» **GIVEN TASK**: Do not copy the pictures. Write out the lines from the start of the entries through the line containing "linewidth=1.2, dashes=(1, 3.5))".

# # # # #

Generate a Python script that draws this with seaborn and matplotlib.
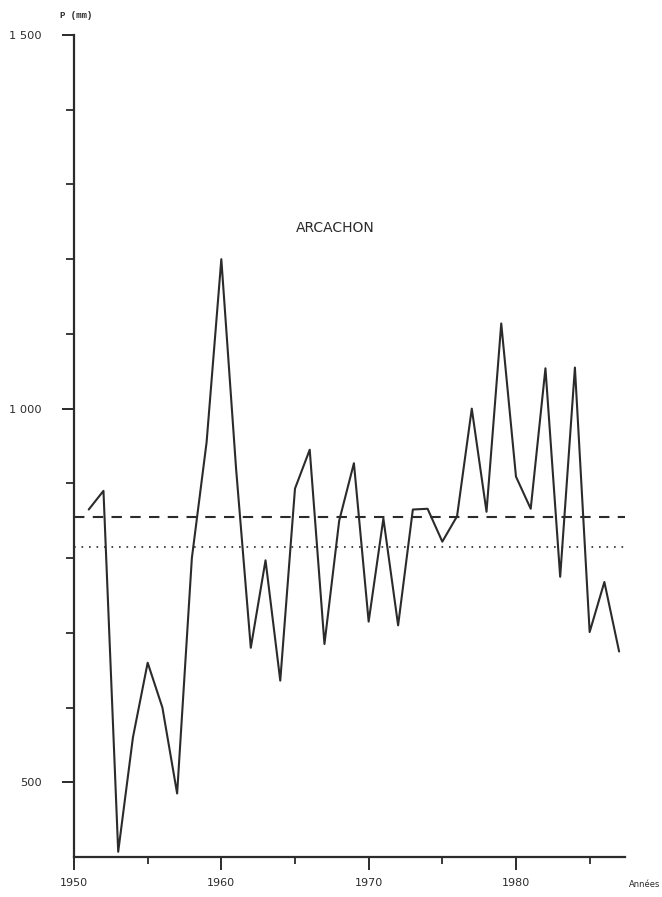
import matplotlib
matplotlib.use("Agg")
import matplotlib.pyplot as plt
import seaborn as sns
import pandas as pd

# Annual precipitation at Arcachon (mm)
years = list(range(1951, 1988))
precip = [865, 890, 407, 560, 660, 600, 485, 800, 955, 1200,
          920, 680, 797, 636, 893, 945, 685, 850, 927, 715,
          853, 710, 865, 866, 822, 856, 1000, 862, 1114, 909,
          866, 1054, 775, 1055, 701, 768, 675]

mean_long = 855    # dashed reference level
mean_short = 815   # dotted reference level

station = "ARCACHON"
y_major = [500, 1000, 1500]
y_major_labels = ["500", "1 000", "1 500"]
y_minor = [600, 700, 800, 900, 1100, 1200, 1300, 1400]
x_major = [1950, 1960, 1970, 1980]
x_minor = [1955, 1965, 1975, 1985]

df = pd.DataFrame({"Année": years, "P": precip})

sns.set_style("white")
plt.rcParams["font.family"] = ["DejaVu Sans"]

W, H = 662, 897
fig = plt.figure(figsize=(W / 100, H / 100), dpi=100)
ax = fig.add_axes([74 / W, 1 - 857 / H, (625 - 74) / W, (857 - 35) / H])

ink = "#2b2b2b"
sns.lineplot(data=df, x="Année", y="P", ax=ax, color=ink, linewidth=1.5)

ax.axhline(mean_long, color=ink, linewidth=1.5, dashes=(5, 4))
ax.axhline(mean_short, color=ink, linewidth=1.2, dashes=(1, 3.5))

ax.set_xlim(1950, 1987.4)
ax.set_ylim(400, 1500)

for s in ["top", "right"]:
    ax.spines[s].set_visible(False)
for s in ["left", "bottom"]:
    ax.spines[s].set_color(ink)
    ax.spines[s].set_linewidth(1.6)

ax.set_yticks(y_major)
ax.set_yticklabels(y_major_labels)
ax.set_yticks(y_minor, minor=True)
ax.set_xticks(x_major)
ax.set_xticklabels([str(v) for v in x_major])
ax.set_xticks(x_minor, minor=True)

ax.tick_params(axis="y", which="major", direction="out", length=9, width=1.4,
               color=ink, labelsize=8.2, labelcolor=ink, pad=14, left=True)
ax.tick_params(axis="y", which="minor", direction="out", length=6, width=1.3,
               color=ink, left=True)
ax.tick_params(axis="x", which="major", direction="out", length=9, width=1.4,
               color=ink, labelsize=8, labelcolor=ink, pad=6, bottom=True)
ax.tick_params(axis="x", which="minor", direction="out", length=5, width=1.3,
               color=ink, bottom=True)

ax.set_xlabel("")
ax.set_ylabel("")
ax.grid(False)

fig.text(76 / W, 1 - 15 / H, "P (mm)", ha="center", va="center",
         fontsize=6.5, family="Liberation Mono", weight="bold", color=ink)
fig.text(645 / W, 1 - 884 / H, "Années", ha="center", va="center",
         fontsize=6, color=ink)
fig.text(335 / W, 1 - 228 / H, station, ha="center", va="center",
         fontsize=10, color=ink)

fig.savefig("out.png", dpi=100, facecolor="white")
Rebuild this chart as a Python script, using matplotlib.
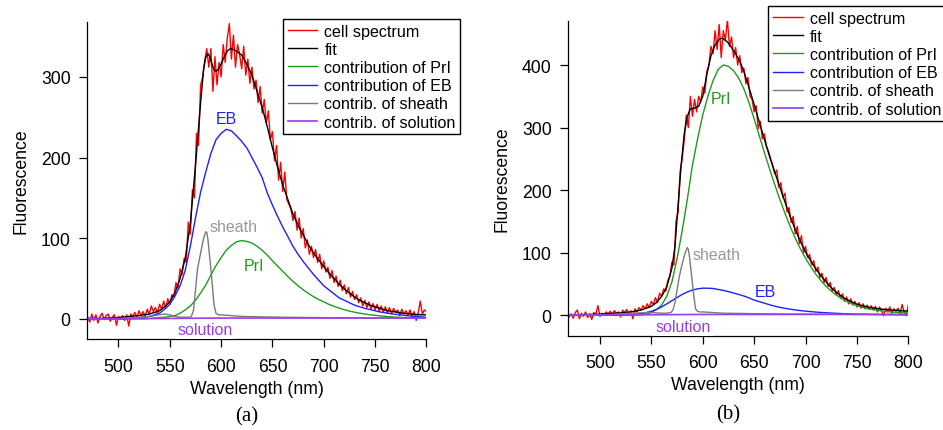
import numpy as np
import matplotlib
matplotlib.use("Agg")
import matplotlib.pyplot as plt

plt.rcParams["font.family"] = ["Liberation Sans", "DejaVu Sans"]

# ---- shared wavelength grids -------------------------------------------
wl_cell = np.arange(470, 801, 2)      # measured spectrum, 2 nm steps
wl_comp = np.arange(470, 801, 5)      # PrI / EB components, 5 nm steps
wl_sheath = [470, 500, 510, 520, 530, 540, 545, 550, 555, 560, 565, 569, 571, 573, 575,
             577, 579, 581, 583, 585, 586, 587, 589, 591, 593, 595, 597, 600, 610, 620,
             640, 660, 700, 750, 800]
wl_solution = [470, 550, 600, 700, 800]

# ---- panel (a) ----------------------------------------------------------
cell_a = [2, -4, 6, -2, 5, -5, 3, 7, -1, 4,
          6, -3, 2, 5, -8, 3, 1, 4, -2, 5,
          -9, 6, 3, 8, 2, 10, 4, 9, 3, 12,
          6, 16, 9, 14, 7, 18, 12, 22, 13, 25,
          18, 30, 28, 45, 38, 62, 55, 75, 70, 120,
          105, 160, 150, 230, 215, 290, 300, 320, 335, 312,
          335, 282, 325, 290, 318, 300, 340, 318, 348, 366,
          322, 352, 312, 340, 328, 310, 338, 302, 322, 292,
          312, 285, 296, 268, 288, 255, 272, 242, 258, 222,
          232, 196, 215, 172, 194, 158, 182, 148, 142, 136,
          122, 133, 110, 125, 100, 112, 88, 98, 80, 90,
          76, 86, 70, 80, 62, 72, 58, 64, 50, 60,
          45, 53, 40, 48, 35, 42, 31, 39, 27, 34,
          24, 30, 20, 26, 16, 23, 14, 21, 12, 19,
          11, 18, 9, 16, 8, 15, 7, 14, 6, 13,
          8, 11, 4, 12, 6, 10, 5, 11, 3, 9,
          -2, 7, 22, 6, 11, 9]

wl_fit_a = [470, 480, 490, 500, 510, 520, 530, 535, 540, 545,
            550, 555, 560, 565, 570, 575, 580, 583, 585, 587,
            589, 591, 593, 595, 597, 600, 603, 606, 609, 612,
            615, 620, 625, 630, 635, 640, 645, 650, 655, 660,
            665, 670, 675, 680, 685, 690, 695, 700, 705, 710,
            715, 720, 725, 730, 735, 740, 745, 750, 755, 760,
            765, 770, 775, 780, 785, 790, 795, 800]
fit_a = [0.5, 0.5, 1, 1.5, 3, 4, 6, 8, 10, 15,
         21, 32, 50, 75, 118, 190, 268, 310, 324, 329,
         325, 316, 309, 307, 309, 316, 325, 332, 335, 334,
         332, 327, 316, 302, 282, 262, 238, 212, 188, 166,
         148, 130, 116, 104, 92, 82, 73, 65, 57, 50,
         43, 37, 32, 27, 23, 20, 17, 15, 13, 11,
         9.5, 8.5, 7.5, 6.5, 6, 5.5, 5, 5]

prl_a = [0, 0, 0, 0, 0, 0, 0, 0, 0, 0,
         0, 0, 0.5, 1, 1.5, 2, 3, 4, 7, 11,
         16, 23, 32, 42, 54, 66, 76, 85, 91, 95.5,
         97, 96, 94, 90, 85, 79, 72, 65.5, 59, 52.5,
         46.5, 41, 36, 31.5, 27.5, 24, 21, 18, 15.5, 13.3,
         11.3, 9.6, 8.2, 7, 6, 5, 4.3, 3.7, 3.1, 2.6,
         2.2, 1.8, 1.5, 1.3, 1.1, 1, 0.9]
eb_a = [0, 0, 0, 0, 0, 0, 0, 0, 0.5, 0.5,
        1, 2, 3, 5, 7, 12, 18, 28, 41, 60,
        90, 125, 157, 182, 205, 222, 230, 235, 233, 227,
        220, 212, 200, 188, 175, 156, 141, 127, 114, 102,
        90, 80, 71, 63, 55, 48, 41, 36, 31, 26,
        23, 20, 17, 15, 13, 11.5, 10, 8.5, 7.5, 6.5,
        5.5, 5, 4, 3.5, 3, 2.5, 2]
sheath_a = [0, 0.5, 1, 2, 3, 5, 6, 5, 3, 2, 2, 2, 3, 10, 35,
            62, 75, 88, 100, 108, 107, 100, 75, 48, 18, 7, 5, 5, 4, 3,
            2.5, 2, 1.5, 1, 1]
solution_a = [0, 0.5, 1, 1, 1]

# ---- panel (b) ----------------------------------------------------------
cell_b = [-3, 2, -5, 4, 8, -6, 3, -2, 5, -4,
          2, -7, 4, 1, 15, -2, 3, 0, 5, 2,
          6, 1, 7, 3, 5, -3, 8, 4, 9, 2,
          7, -6, 10, 5, 12, 8, 15, 10, 18, 12,
          22, 17, 28, 20, 35, 30, 42, 38, 55, 62,
          85, 80, 150, 165, 230, 250, 280, 320, 300, 350,
          318, 345, 325, 350, 340, 365, 355, 390, 400, 430,
          418, 455, 425, 465, 412, 455, 440, 472, 430, 445,
          412, 428, 400, 415, 388, 395, 370, 380, 350, 345,
          325, 335, 298, 310, 282, 290, 270, 262, 250, 240,
          226, 232, 204, 212, 188, 195, 165, 172, 148, 158,
          130, 142, 114, 127, 100, 110, 92, 97, 80, 87,
          70, 77, 60, 67, 52, 60, 46, 52, 38, 44,
          32, 39, 27, 34, 22, 29, 18, 26, 16, 22,
          13, 20, 11, 18, 10, 16, 9, 15, 8, 14,
          5, 13, 7, -1, 11, 5, 13, 3, 10, 6,
          11, 2, 17, 5, -1, 16]

wl_fit_b = [470, 480, 490, 500, 510, 520, 530, 540, 545, 550,
            555, 560, 565, 570, 573, 576, 579, 582, 585, 588,
            592, 596, 600, 604, 608, 612, 616, 618, 620, 624,
            628, 632, 636, 640, 645, 650, 655, 660, 665, 670,
            675, 680, 685, 690, 695, 700, 705, 710, 715, 720,
            725, 730, 735, 740, 745, 750, 755, 760, 765, 770,
            775, 780, 785, 790, 795, 800]
fit_b = [0, 0.5, 1, 1.5, 2.5, 3.5, 5, 8, 11, 14,
         20, 30, 45, 75, 110, 175, 240, 290, 318, 330,
         331, 334, 350, 385, 415, 432, 441, 443, 442, 437,
         428, 418, 406, 390, 364, 337, 309, 281, 254, 229,
         205, 181, 158, 137, 118, 101, 87, 74, 63, 53,
         44, 36.5, 30, 25, 21, 17.5, 15, 13, 11.5, 10.3,
         9.3, 8.5, 7.8, 7.2, 6.7, 6.3]

prl_b = [0, 0, 0, 0, 0, 0, 0, 0, 0, 0,
         0, 0, 0, 0, 0.5, 1.5, 4, 9, 16, 30,
         53, 90, 135, 185, 240, 282, 320, 350, 375, 393,
         400, 398, 391, 379, 362, 340, 314, 287, 260, 234,
         209, 185, 163, 142, 123, 106, 91, 77.5, 65.5, 55,
         46, 38.5, 32, 26.5, 22, 18, 15, 12.5, 10.5, 9,
         7.5, 6.5, 5.5, 4.8, 4.2, 3.7, 3.3]
eb_b = [0, 0, 0, 0, 0, 0, 0, 0, 0, 0,
        0, 0.5, 1, 1.5, 2.5, 4, 6, 9, 13, 18,
        23, 28, 33, 37, 40, 42, 43, 43, 42.5, 41,
        39.5, 37.5, 35.3, 33, 30.5, 27.5, 24, 21.5, 19, 16.5,
        14.3, 12.4, 10.8, 9.4, 8.2, 7.2, 6.3, 5.5, 4.8, 4.2,
        3.7, 3.2, 2.8, 2.4, 2.1, 1.8, 1.6, 1.4, 1.2, 1.0,
        0.9, 0.8, 0.7, 0.6, 0.5, 0.5, 0.5]
sheath_b = [0, 0.5, 1, 2, 3, 3.5, 4, 4, 3.5, 3, 3, 4, 8, 20, 40,
            60, 75, 88, 100, 108, 105, 95, 65, 35, 10, 6, 5, 5, 4, 3,
            2.5, 2, 1.5, 1, 1]
solution_b = [0, 0.5, 1, 1, 1]

legend_labels = ["cell spectrum", "fit", "contribution of PrI", "contribution of EB",
                 "contrib. of sheath", "contrib. of solution"]

RED, GREEN, BLUE, GREY, PURPLE = "#ff0000", "#1f9a1f", "#1f1fff", "#7a7a7a", "#9a3cf0"


def draw_panel(ax, cell, wl_fit, fit, prl, eb, sheath, solution):
    lines = [
        ax.plot(wl_cell, cell, color=RED, lw=1.0)[0],
        ax.plot(wl_fit, fit, color="black", lw=1.0)[0],
        ax.plot(wl_comp, prl, color=GREEN, lw=1.0)[0],
        ax.plot(wl_comp, eb, color=BLUE, lw=1.0)[0],
        ax.plot(wl_sheath, sheath, color=GREY, lw=1.0)[0],
        ax.plot(wl_solution, solution, color=PURPLE, lw=1.2)[0],
    ]
    for side in ("top", "right"):
        ax.spines[side].set_visible(False)
    for side in ("left", "bottom"):
        ax.spines[side].set_linewidth(0.9)
    ax.set_xticks(range(500, 801, 50))
    ax.tick_params(direction="out", length=6, width=0.9, labelsize=12.7, pad=5.5)
    ax.tick_params(axis="x", pad=7.5)
    ax.set_xlabel("Wavelength (nm)", fontsize=12.7, labelpad=3.5)
    ax.set_ylabel("Fluorescence", fontsize=12.7, labelpad=8)
    return lines


fig = plt.figure(figsize=(9.43, 4.31), dpi=100)
ax_a = fig.add_axes([0.0919, 0.2111, 0.3603, 0.7355])
ax_b = fig.add_axes([0.6020, 0.2188, 0.3612, 0.7309])

lines_a = draw_panel(ax_a, cell_a, wl_fit_a, fit_a, prl_a, eb_a, sheath_a, solution_a)
ax_a.set_xlim(469, 800)
ax_a.set_ylim(-25, 368)
ax_a.set_yticks([0, 100, 200, 300])

lines_b = draw_panel(ax_b, cell_b, wl_fit_b, fit_b, prl_b, eb_b, sheath_b, solution_b)
ax_b.set_xlim(468.6, 800)
ax_b.set_ylim(-33, 471)
ax_b.set_yticks([0, 100, 200, 300, 400])

# curve labels
lab = dict(fontsize=11.5, ha="center", va="center")
ax_a.text(605, 249, "EB", color=BLUE, **lab)
ax_a.text(612, 114.5, "sheath", color="#999999", **lab)
ax_a.text(632, 66, "PrI", color=GREEN, **lab)
ax_a.text(584, -13.6, "solution", color=PURPLE, clip_on=False, zorder=5,
          bbox=dict(facecolor="white", edgecolor="none", pad=1.5), **lab)

ax_b.text(618, 346, "PrI", color=GREEN, **lab)
ax_b.text(613.5, 97.7, "sheath", color="#999999", **lab)
ax_b.text(660.6, 38, "EB", color=BLUE, **lab)
ax_b.text(581, -18.7, "solution", color=PURPLE, clip_on=False, zorder=5,
          bbox=dict(facecolor="white", edgecolor="none", pad=1.5), **lab)

leg_kw = dict(loc="upper left", bbox_transform=fig.transFigure, borderaxespad=0,
              borderpad=0.3, handlelength=1.85, handletextpad=0.43, labelspacing=0.2,
              fontsize=11.6, fancybox=False, edgecolor="black", framealpha=1)
leg_a = ax_a.legend(lines_a, legend_labels, bbox_to_anchor=(0.2998, 0.9543), **leg_kw)
leg_b = ax_b.legend(lines_b, legend_labels, bbox_to_anchor=(0.8144, 0.9845), **leg_kw)
for leg in (leg_a, leg_b):
    leg.get_frame().set_linewidth(1.0)

fig.text(246.7 / 943, 1 - 416.7 / 431, "(a)", ha="center", va="center",
         family="Liberation Serif", fontsize=15)
fig.text(728.3 / 943, 1 - 415 / 431, "(b)", ha="center", va="center",
         family="Liberation Serif", fontsize=15)

fig.savefig("out.png", dpi=100)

# # # # #

» **ANSWER IN FULL**:
Generate a Python script that draws this with seaborn and matplotlib.
import matplotlib
matplotlib.use("Agg")
import matplotlib.pyplot as plt
import seaborn as sns
import pandas as pd

# Annual precipitation at Arcachon (mm)
years = list(range(1951, 1988))
precip = [865, 890, 407, 560, 660, 600, 485, 800, 955, 1200,
          920, 680, 797, 636, 893, 945, 685, 850, 927, 715,
          853, 710, 865, 866, 822, 856, 1000, 862, 1114, 909,
          866, 1054, 775, 1055, 701, 768, 675]

mean_long = 855    # dashed reference level
mean_short = 815   # dotted reference level

station = "ARCACHON"
y_major = [500, 1000, 1500]
y_major_labels = ["500", "1 000", "1 500"]
y_minor = [600, 700, 800, 900, 1100, 1200, 1300, 1400]
x_major = [1950, 1960, 1970, 1980]
x_minor = [1955, 1965, 1975, 1985]

df = pd.DataFrame({"Année": years, "P": precip})

sns.set_style("white")
plt.rcParams["font.family"] = ["DejaVu Sans"]

W, H = 662, 897
fig = plt.figure(figsize=(W / 100, H / 100), dpi=100)
ax = fig.add_axes([74 / W, 1 - 857 / H, (625 - 74) / W, (857 - 35) / H])

ink = "#2b2b2b"
sns.lineplot(data=df, x="Année", y="P", ax=ax, color=ink, linewidth=1.5)

ax.axhline(mean_long, color=ink, linewidth=1.5, dashes=(5, 4))
ax.axhline(mean_short, color=ink, linewidth=1.2, dashes=(1, 3.5))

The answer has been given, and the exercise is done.